» **Material provided**:
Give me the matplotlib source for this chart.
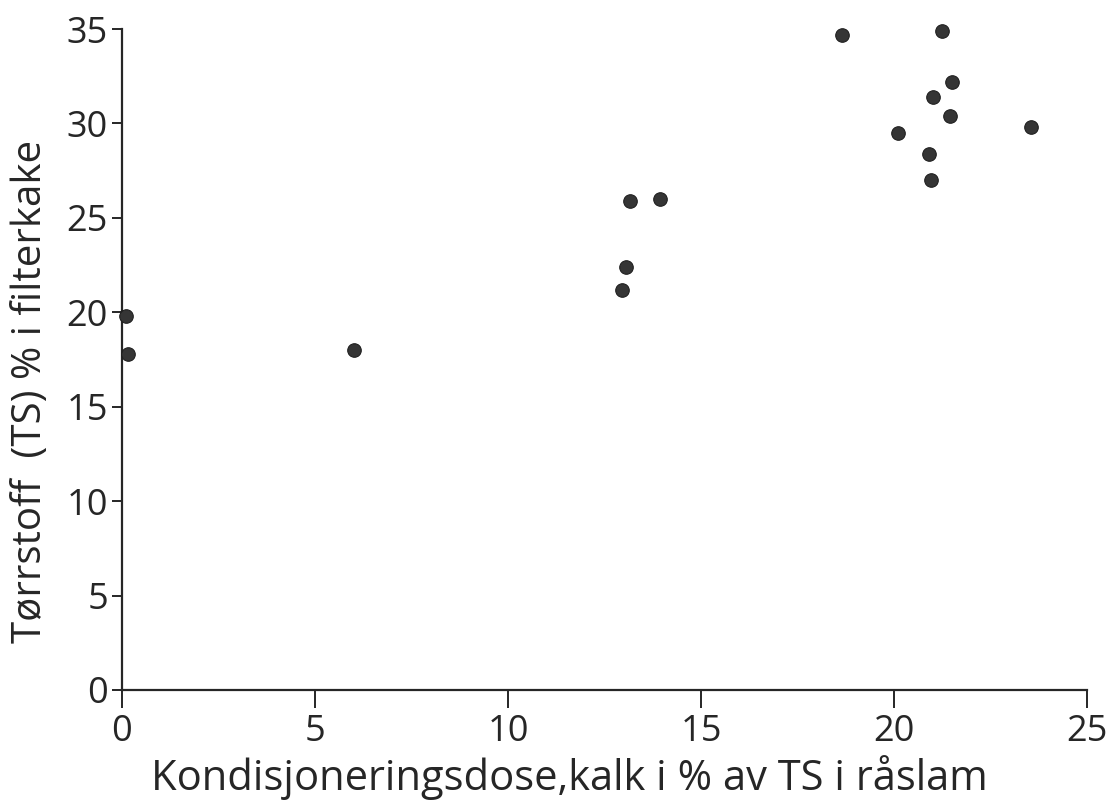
#!/usr/bin/env python3
# -*- coding: utf-8 -*-

import matplotlib
matplotlib.use('Agg')
import matplotlib.pyplot as plt

# dose of lime (% of TS in raw sludge) and dry solids in filter cake (%)
kalk_dose = [0.1, 0.15, 6.0, 12.95, 13.05, 13.15, 13.95, 18.65,
             20.1, 20.9, 20.95, 21.0, 21.25, 21.45, 21.5, 23.55]
torrstoff = [19.8, 17.8, 18.0, 21.2, 22.4, 25.9, 26.0, 34.7,
             29.5, 28.4, 27.0, 31.4, 34.9, 30.4, 32.2, 29.8]

x_ticks = [0, 5, 10, 15, 20, 25]
y_ticks = [0, 5, 10, 15, 20, 25, 30, 35]

x_label = "Kondisjoneringsdose,kalk i % av TS i råslam"
y_label = "Tørrstoff  (TS) % i filterkake"

plt.rcParams['font.family'] = ['Open Sans', 'DejaVu Sans']
ink = '#262626'

fig = plt.figure(figsize=(11.19, 8.02), dpi=100)
ax = fig.add_axes([0.109, 0.1397, 0.8624, 0.8241])

ax.scatter(kalk_dose, torrstoff, s=95, color='#353535', edgecolors='#202020',
           linewidths=0.8, zorder=5, clip_on=False)

ax.set_xlim(0, 25)
ax.set_ylim(0, 35)
ax.set_xticks(x_ticks)
ax.set_yticks(y_ticks)

# only left and bottom axis lines
for side in ['top', 'right']:
    ax.spines[side].set_visible(False)
for side in ['left', 'bottom']:
    ax.spines[side].set_linewidth(1.6)
    ax.spines[side].set_color(ink)

ax.tick_params(axis='x', length=13, width=1.4, pad=4, labelsize=26,
               color=ink, labelcolor=ink)
ax.tick_params(axis='y', length=7, width=1.4, pad=3, labelsize=26,
               color=ink, labelcolor=ink)

ax.set_xlabel(x_label, fontsize=30, color=ink)
ax.set_ylabel(y_label, fontsize=29, color=ink)
ax.xaxis.set_label_coords(0.464, -0.098)
ax.yaxis.set_label_coords(-0.074, 0.451)

fig.savefig('out.png', dpi=100, facecolor='white')
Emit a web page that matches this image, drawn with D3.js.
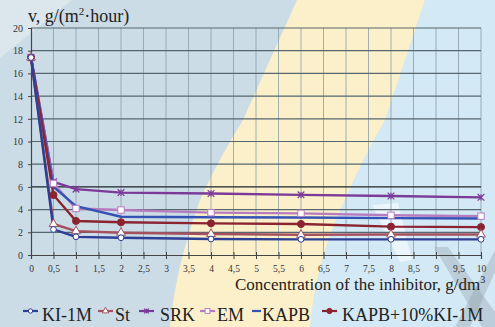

» **Task details**: Please transcribe the material above exactly as written. Leave the pictures out.

» **Response to this exercise**:
Give me the matplotlib source for this chart.
#!/usr/bin/env python3
# -*- coding: utf-8 -*-

import matplotlib
matplotlib.use('Agg')
import matplotlib.pyplot as plt

# dose of lime (% of TS in raw sludge) and dry solids in filter cake (%)
kalk_dose = [0.1, 0.15, 6.0, 12.95, 13.05, 13.15, 13.95, 18.65,
             20.1, 20.9, 20.95, 21.0, 21.25, 21.45, 21.5, 23.55]
torrstoff = [19.8, 17.8, 18.0, 21.2, 22.4, 25.9, 26.0, 34.7,
             29.5, 28.4, 27.0, 31.4, 34.9, 30.4, 32.2, 29.8]

x_ticks = [0, 5, 10, 15, 20, 25]
y_ticks = [0, 5, 10, 15, 20, 25, 30, 35]

x_label = "Kondisjoneringsdose,kalk i % av TS i råslam"
y_label = "Tørrstoff  (TS) % i filterkake"

plt.rcParams['font.family'] = ['Open Sans', 'DejaVu Sans']
ink = '#262626'

fig = plt.figure(figsize=(11.19, 8.02), dpi=100)
ax = fig.add_axes([0.109, 0.1397, 0.8624, 0.8241])

ax.scatter(kalk_dose, torrstoff, s=95, color='#353535', edgecolors='#202020',
           linewidths=0.8, zorder=5, clip_on=False)

ax.set_xlim(0, 25)
ax.set_ylim(0, 35)
ax.set_xticks(x_ticks)
ax.set_yticks(y_ticks)

# only left and bottom axis lines
for side in ['top', 'right']:
    ax.spines[side].set_visible(False)
for side in ['left', 'bottom']:
    ax.spines[side].set_linewidth(1.6)
    ax.spines[side].set_color(ink)

ax.tick_params(axis='x', length=13, width=1.4, pad=4, labelsize=26,
               color=ink, labelcolor=ink)
ax.tick_params(axis='y', length=7, width=1.4, pad=3, labelsize=26,
               color=ink, labelcolor=ink)

ax.set_xlabel(x_label, fontsize=30, color=ink)
ax.set_ylabel(y_label, fontsize=29, color=ink)
ax.xaxis.set_label_coords(0.464, -0.098)
ax.yaxis.set_label_coords(-0.074, 0.451)

fig.savefig('out.png', dpi=100, facecolor='white')
Emit a web page that matches this image, drawn with D3.js.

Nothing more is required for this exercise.